At Sandown, Assultan landed what Curley referred to as a ‘massive gamble’, when he was backed down to 2/1 favourite. The following season, Assultan again came good for his trainer who by then was ‘in desperate straits’ after one of his charity ventures had become a financial disaster. After a win at Windsor, Curley had £50,000 at 4/1 on him to follow up at Ascot – which he did, but only after he ‘bolted before the start and ended up in the bushes down by Swinley Bottom.’ He had done his job by then, but Assultan ended that season with form figures of ‘RPRP’ and ultimately received ‘a double squiggle’ from Timeform who described him as ‘thoroughly temperamental.’
Magic Combination (h136)
Magic Combination was a rare, if not unique, Barney Curley-trained horse in that he was the subject of an essay in Chasers & Hurdlers 1999/2000. That was as a result of the horse winning the Imperial Cup that season, providing Curley with his biggest success a trainer.

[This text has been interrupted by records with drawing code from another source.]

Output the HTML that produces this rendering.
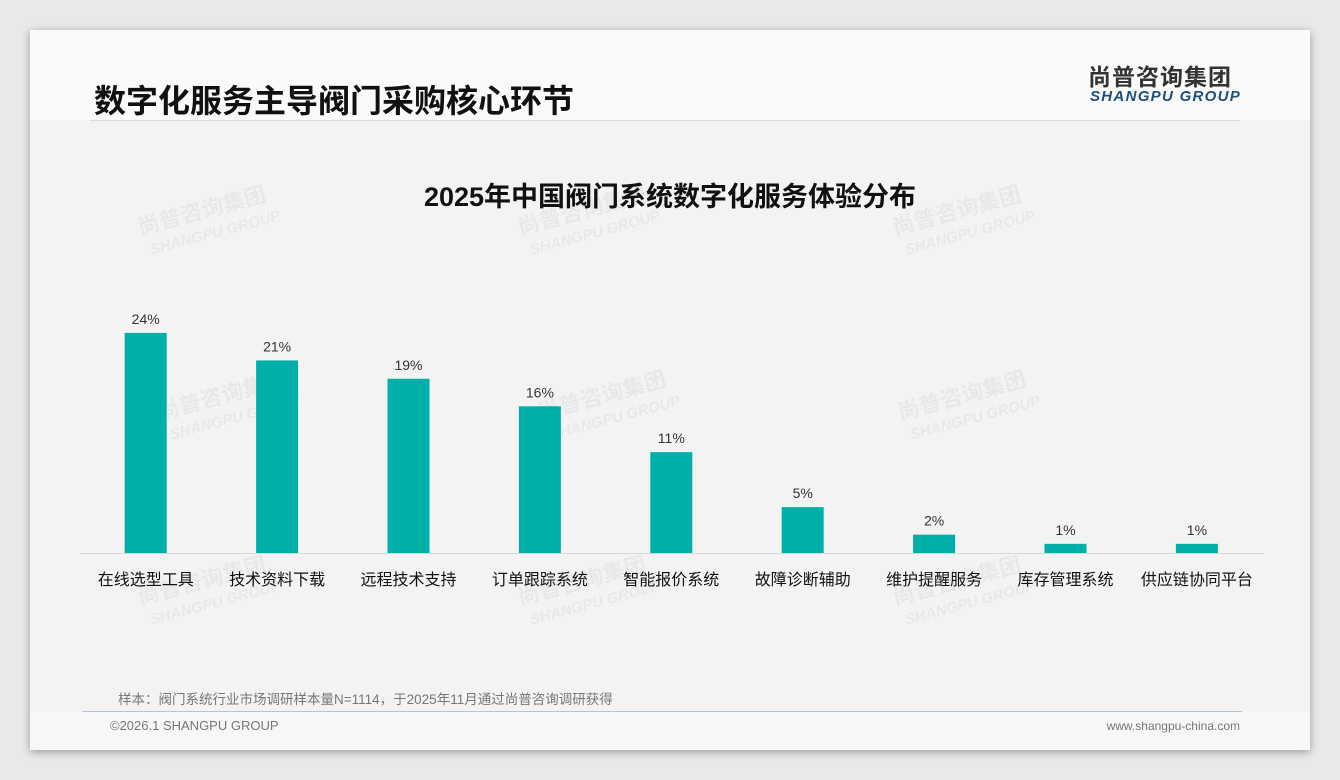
<!DOCTYPE html>
<html><head><meta charset="utf-8"><style>
body{margin:0;width:1340px;height:780px;background:#e9e9e9;font-family:"Liberation Sans","Noto Sans CJK SC",sans-serif;overflow:hidden;position:relative}
#card{position:absolute;left:30px;top:30px;width:1280px;height:720px;background:#f3f3f3;box-shadow:0 2px 8px rgba(0,0,0,.35)}
#head{position:absolute;left:0;top:0;width:1280px;height:90px;background:#fafafa}
.t{position:absolute;white-space:nowrap}
</style></head><body>
<div id="card">
<div id="head"></div>
<div class="t" style="left:64px;top:46px;font-size:32px;font-weight:bold;color:#111">数字化服务主导阀门采购核心环节</div>
<div class="t" style="left:1058px;top:34px;font-size:23px;font-weight:bold;color:#333;letter-spacing:1px;line-height:26px">尚普咨询集团</div>
<div class="t" style="left:1060px;top:58px;font-size:15px;font-weight:bold;font-style:italic;color:#1d4f7a;letter-spacing:1.3px">SHANGPU GROUP</div>
<div style="position:absolute;left:60px;top:90px;width:1150px;height:1px;background:#ddd"></div>
<div class="t" style="left:0;width:1280px;text-align:center;top:145px;font-size:27px;font-weight:bold;color:#111">2025年中国阀门系统数字化服务体验分布</div>
<svg id="chart" width="1280" height="720" style="position:absolute;left:0;top:0"></svg>
<div class="t" style="left:88px;top:658px;font-size:13.5px;color:#777">样本：阀门系统行业市场调研样本量N=1114，于2025年11月通过尚普咨询调研获得</div>
<div style="position:absolute;left:0;top:681px;width:1280px;height:39px;background:#f7f7f7"></div>
<div style="position:absolute;left:52px;top:681px;width:1160px;height:1px;background:#b8c4d0"></div>
<div class="t" style="left:80px;top:688px;font-size:13px;color:#777">©2026.1 SHANGPU GROUP</div>
<div class="t" style="right:70px;top:689px;font-size:12px;color:#777">www.shangpu-china.com</div>
</div>
<script>
const categories=["在线选型工具","技术资料下载","远程技术支持","订单跟踪系统","智能报价系统","故障诊断辅助","维护提醒服务","库存管理系统","供应链协同平台"];
const values=[24,21,19,16,11,5,2,1,1];
const labels=["24%","21%","19%","16%","11%","5%","2%","1%","1%"];
const svg=document.getElementById('chart');const NS='http://www.w3.org/2000/svg';
const x0=50,step=131.4,base=523,k=9.17,bw=42;
const xc=i=>x0+step*(i+0.5);const y=v=>base-v*k;
function mk(t,a){const e=document.createElementNS(NS,t);for(const n in a)e.setAttribute(n,a[n]);svg.appendChild(e);return e;}
[[110,205],[490,205],[865,205],[130,390],[510,390],[870,390],[110,575],[490,575],[865,575]].forEach(p=>{
const g=mk('text',{x:p[0],y:p[1],transform:`rotate(-15 ${p[0]} ${p[1]})`,fill:'#000','fill-opacity':'0.045','font-size':'22','font-weight':'bold'});g.textContent='尚普咨询集团';

const h=mk('text',{x:p[0]+6,y:p[1]+22,transform:`rotate(-15 ${p[0]} ${p[1]})`,fill:'#000','fill-opacity':'0.045','font-size':'15','font-weight':'bold','font-style':'italic'});h.textContent='SHANGPU GROUP';
});
const ax=mk('line',{x1:50,x2:1234,y1:base+0.5,y2:base+0.5,stroke:'#d8d8d8'});

values.forEach((v,i)=>{
const r=mk('rect',{x:xc(i)-bw/2,y:y(v),width:bw,height:v*k,fill:'#00b0a8'});

const l=mk('text',{x:xc(i),y:y(v)-9,'text-anchor':'middle','font-size':'14',fill:'#333'});l.textContent=labels[i];

const c=mk('text',{x:xc(i),y:base+32,'text-anchor':'middle','font-size':'16',fill:'#111'});c.textContent=categories[i];

});
</script>
</body></html>
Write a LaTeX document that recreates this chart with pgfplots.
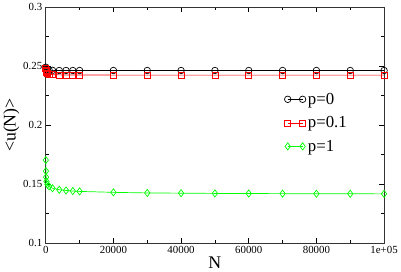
\documentclass[border=0pt]{standalone}
\usepackage{fontspec}
\setmainfont{Liberation Serif}
\usepackage{pgfplots}
\pgfplotsset{compat=1.18}
\begin{document}
\begin{tikzpicture}
\begin{axis}[
  scale only axis,
  width=341bp, height=238bp,
  xmin=0, xmax=100000, ymin=0.1, ymax=0.3,
  xtick={0,20000,40000,60000,80000,100000},
  xticklabels={0,20000,40000,60000,80000,1e+05},
  minor xtick={10000,30000,50000,70000,90000},
  ytick={0.1,0.15,0.2,0.25,0.3},
  yticklabels={0.1,0.15,0.2,0.25,0.3},
  minor ytick={0.125,0.175,0.225,0.275},
  scaled x ticks=false,
  tick align=inside,
  major tick length=5bp, minor tick length=3bp,
  every tick/.style={black, line width=0.6pt},
  axis line style={line width=0.8pt, black!80},
  tick label style={font=\fontsize{11}{12}\selectfont},
  /pgf/number format/assume math mode=true,
  xlabel={N}, ylabel={<u(N)>},
  label style={font=\fontsize{18}{19}\selectfont},
  xlabel style={yshift=4bp},
  ylabel style={yshift=-3bp},
  legend cell align=left,
  legend style={draw=none, fill=none, at={(0.705,0.645)}, anchor=north west,
    font=\fontsize{17}{18}\selectfont, row sep=7bp, inner sep=0pt},
  legend image code/.code={\draw[mark repeat=1,mark phase=1] plot coordinates {(0bp,0bp) (15bp,0bp)};},
]
\addplot[black, line width=0.7pt, mark=o, mark size=3.3bp, mark options={solid}] coordinates {
(10,0.2490) (50,0.2482) (100,0.2476) (200,0.2471) (500,0.2466) (1000,0.2464)
(2000,0.2463) (4000,0.2462) (6000,0.2462) (8000,0.2462) (10000,0.2462)
(20000,0.2462) (30000,0.2462) (40000,0.2462) (50000,0.2462) (60000,0.2462)
(70000,0.2462) (80000,0.2462) (90000,0.2462) (100000,0.2462)};
\addlegendentry{p=0}
\addplot[red, line width=0.7pt, mark=square, mark size=3bp] coordinates {
(10,0.2478) (50,0.2462) (100,0.2452) (200,0.2442) (500,0.2434) (1000,0.2430)
(2000,0.2427) (4000,0.2425) (6000,0.2424) (8000,0.2424) (10000,0.2424)
(20000,0.2423) (30000,0.2423) (40000,0.2423) (50000,0.2423) (60000,0.2423)
(70000,0.2423) (80000,0.2423) (90000,0.2423) (100000,0.2423)};
\addlegendentry{p=0.1}
\addplot[green, line width=0.7pt, mark=diamond, mark size=3.6bp] coordinates {
(10,0.1703) (50,0.1610) (100,0.1558) (200,0.1522) (500,0.1495) (1000,0.1480)
(2000,0.1465) (4000,0.1452) (6000,0.1446) (8000,0.1441) (10000,0.1438)
(20000,0.1430) (30000,0.1425) (40000,0.1423) (50000,0.1421) (60000,0.1420)
(70000,0.1419) (80000,0.1418) (90000,0.1418) (100000,0.1417)};
\addlegendentry{p=1}
\end{axis}
\end{tikzpicture}
\end{document}
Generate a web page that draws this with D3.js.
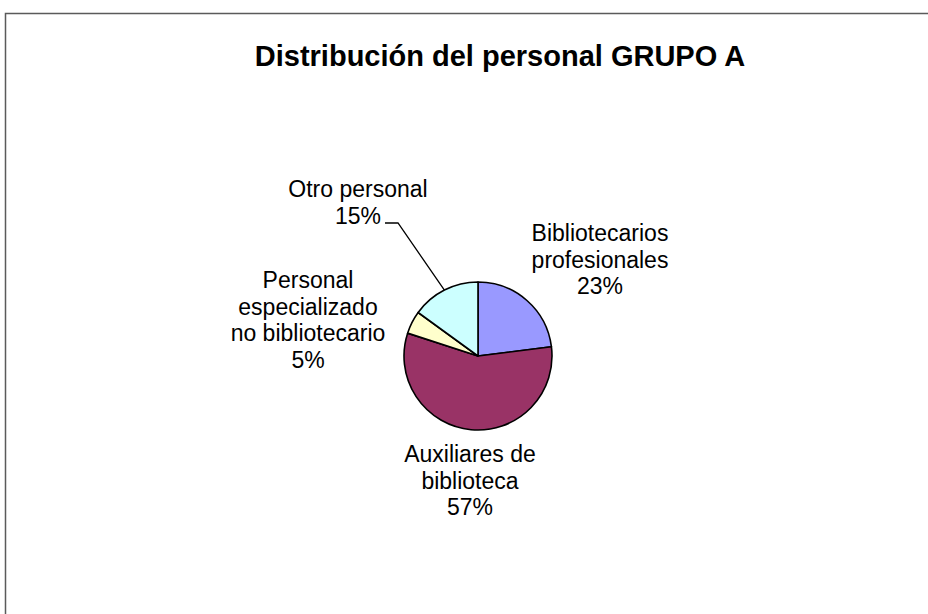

Despite that, Curley refused to take the winner’s trophy afterwards and forbade his jockey David Casey from speaking to the media afterwards in protest at what he felt was the poor contribution by bookmakers to prize money in Britain. Magic Combination had been sent off at 11/1 at Sandown but it had been a different story on his only previous start over hurdles that season when he was pulled up as the heavily-backed 7/4 favourite (including a recorded bet of £100,000) for a handicap at Cheltenham, ridden by Jamie Spencer.
Spencer had won two conditional jockeys’ events over hurdles on the horse the previous season before Magic Combination successfully landed a gamble on the Flat at the 1999 Galway Festival. Magic Combination had shown a near-useful level of form on the Flat for Kevin Prendergast early in his career but his mark had plummeted to just 45 by the time he coasted home under Spencer again at Galway, reputedly netting his trainer a six-figure sum.
Magic Combination’s last win for Curley came back on the Flat at Sandown in the summer of 2000 and he went on to win another eight races under both codes for Scottish trainer Len Lungo, showing useful form over hurdles.